At a cocktail reception held Wednesday evening at the Rwandamotor showroom in Gahanga-Kigali, the companies introduced a new model from Deepal, a premium new energy vehicle (NEV) brand known for its intelligent electric and hybrid technologies.
The event, attended by business leaders, bank executives and potential buyers, was as much about financing as it was about the vehicle itself.
At the center of the partnership is a financing model designed to remove one of the biggest obstacles to car ownership in Rwanda: upfront cost.
Under the arrangement, I&M Bank is offering collateral-free loans for vehicle purchases, including up to 100 percent financing for electric vehicles, meaning customers can acquire EVs without an initial down payment.

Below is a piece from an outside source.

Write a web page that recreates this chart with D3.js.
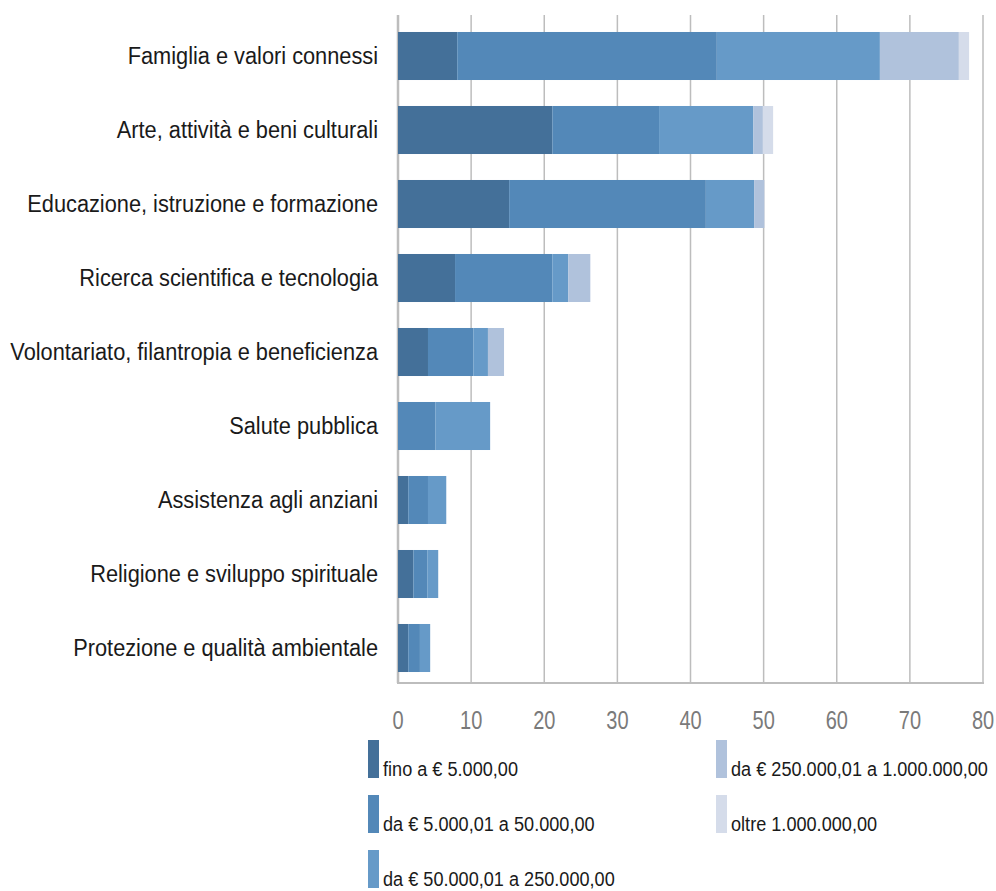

For other models, buyers can access up to 80 percent financing.
Bruce Niko, Head of Dealer Sales at I&M Bank Rwanda Plc, said the goal is to make ownership practical for more customers.
“We are here to help. Visit our branches, and we will guide you. For electric vehicles, no upfront payment is needed,” he said. “For other vehicles, only a small contribution is required. Our flexible repayment terms match your business performance, making financing easier.”
The approach reflects a broader shift in Rwanda’s banking sector toward asset-based lending that targets small businesses and middle-income earners.
The introduction of Deepal vehicles adds to a growing lineup of electric and hybrid models entering the Rwandan market.
The brand, developed by China’s Changan Automobile, focuses on next-generation mobility, including battery electric, range-extender and hydrogen-powered vehicles.
Its arrival aligns with Rwanda’s policy direction, which has increasingly favored electric vehicles as part of efforts to reduce emissions and modernize transport.
Executives involved in the partnership say Rwanda’s business environment played a key role in bringing the investment together.
Mr. Lin Yun, Director of Hanlink Group, described Rwanda as more than just a market.
“We selected Rwanda because of its strong governance, ease of doing business, and clear economic development strategy,” he said. “Support from institutions like the Rwanda Development Board makes it ideal for long-term investment.”
He added: “Rwanda is not just a market for us — it is a key partner in advancing regional development.”
The April 1 event follows an earlier activation of the partnership in late March, when additional models — including electric pickups and heavy-duty trucks — were introduced.
Together, the launches signal a coordinated effort to build an ecosystem around electric mobility: supply from dealers, financing from banks, and policy support from government.
Despite growing interest, electric vehicles remain a small share of Rwanda’s overall car market, where affordability continues to be a major constraint.
That is where financing is expected to play a decisive role.
By removing collateral requirements and reducing upfront costs, banks like I&M are betting they can accelerate adoption — particularly among small businesses that rely on vehicles for income.
For Rwanda, the significance of the event goes beyond a single model.
It reflects a broader transition — from a traditional vehicle market to one increasingly shaped by technology, sustainability and financial innovation.
Whether that transition accelerates will depend not only on the vehicles themselves, but on how accessible they become.
And in Gahanga this week, the message was clear: the future of mobility may depend as much on financing as on engineering.